What’s the difference between `-C` and `-c` in `tr` command

command linetr

Today I learnt a bit about tr command.

But I was stuck at understanding the difference between -c and -C.

On the manual, it said:

 -C      Complement the set of characters in string1, that is ``-C ab'' includes every character except for `a' and `b'.

 -c      Same as -C but complement the set of values in string1.

I'm not quite understand what does set of values in string1 of -c option mean.
I thought it may treat string 1 "ab" as a whole and will escape single a and b.
So I did an experiment:

⇒  echo "ab_a_b" | tr -C 'ba' 'c'
abcacbc%                                                                                                                                                                             
⇒  echo "ab_a_b" | tr -c 'ba' 'c'
abcacbc%

Things didn't match my expectation!
So, what's the difference between -C and -c in tr command?
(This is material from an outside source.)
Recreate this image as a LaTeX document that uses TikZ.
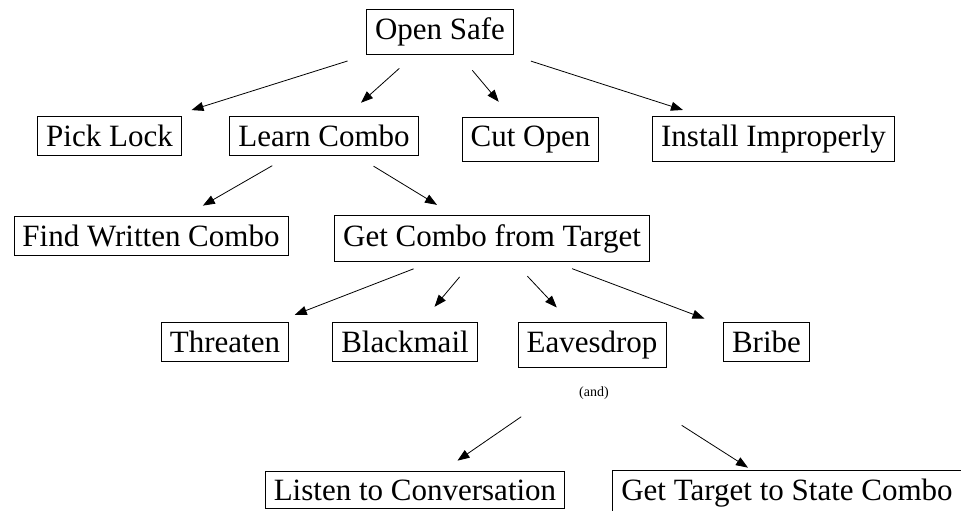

Software Version: BSD 2004 on OSX10.10

Best Answer

The POSIX manual says this:

  • If the -C option is specified, the complements of the characters specified by string1 (the set of all characters in the current character set, as defined by the current setting of LC_CTYPE, except for those actually specified in the string1 operand) shall be placed in the array in ascending collation sequence, as defined by the current setting of LC_COLLATE.

  • If the -c option is specified, the complement of the values specified by string1 shall be placed in the array in ascending order by binary value.

and contains the following note

The ISO POSIX-2:1993 standard had a -c option that behaved similarly to the -C option, but did not supply functionality equivalent to the -c option specified in POSIX.1-2008. This meant that historical practice of being able to specify tr -cd\000-\177 (which would delete all bytes with the top bit set) would have no effect because, in the C locale, bytes with the values octal 200 to octal 377 are not characters.

From this it appears that the -c option let you specify numeric values representing ASCII character instead of using the characters themselves.